El siguiente bloque abrió con “Old Love” una joya con la que dio un poco de cátedra. Fue una clase de guitarra, desde el solo propiamente dicho, con sonido de overdrive clásico, hasta al típico juego de respuestas que se suelen hacer en el blues cuando la letra da mucho espacio para una interlocución entre voz e instrumento. Son los momentos que sirven para reflexionar y hasta divagar con los floreos de la guitarra. Fue una verdadera clase magistral sin artificios, por la simpleza extrema de recursos.
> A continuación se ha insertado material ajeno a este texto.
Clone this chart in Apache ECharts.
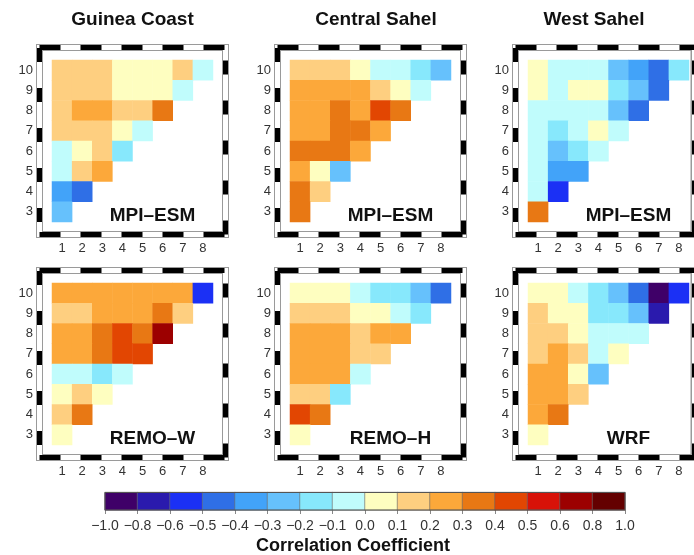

Escena 4: La retirada. El final del concierto fue algo así como un show de goles. “Crossroads” (adaptación del “Cross Road Blues” de Robert Johnson), el blues swingueado “Little Queen Of Spades” y “Cocaine” (con fragmento de “La cumparsita”, al piano). “Before You Accuse Me” fue el bis que eligió para decir adiós. Para muchos de los que estuvieron en Vélez anoche, este será el último show en la Argentina del señor del poncho. Porque, puestos a hacer cuentas, si fueron cuatro visitas en algo menos de cuarenta años, los promedios no dan para otro más. Aunque, por cierto, no hay nada matemático en esto. La gira que comenzó en junio en Newcastle, no fue presentada como su último tour. Pasó por el Royal Albert Hall; pasó por Francia. Tiene por delante conciertos en Brasil, México y ciudades de California. La ventaja de haber atravesado la experiencia, más allá de las estadísticas y de lo improbable de más conciertos por estas pampas es que siempre se podrá decir: “Yo estuve allí”.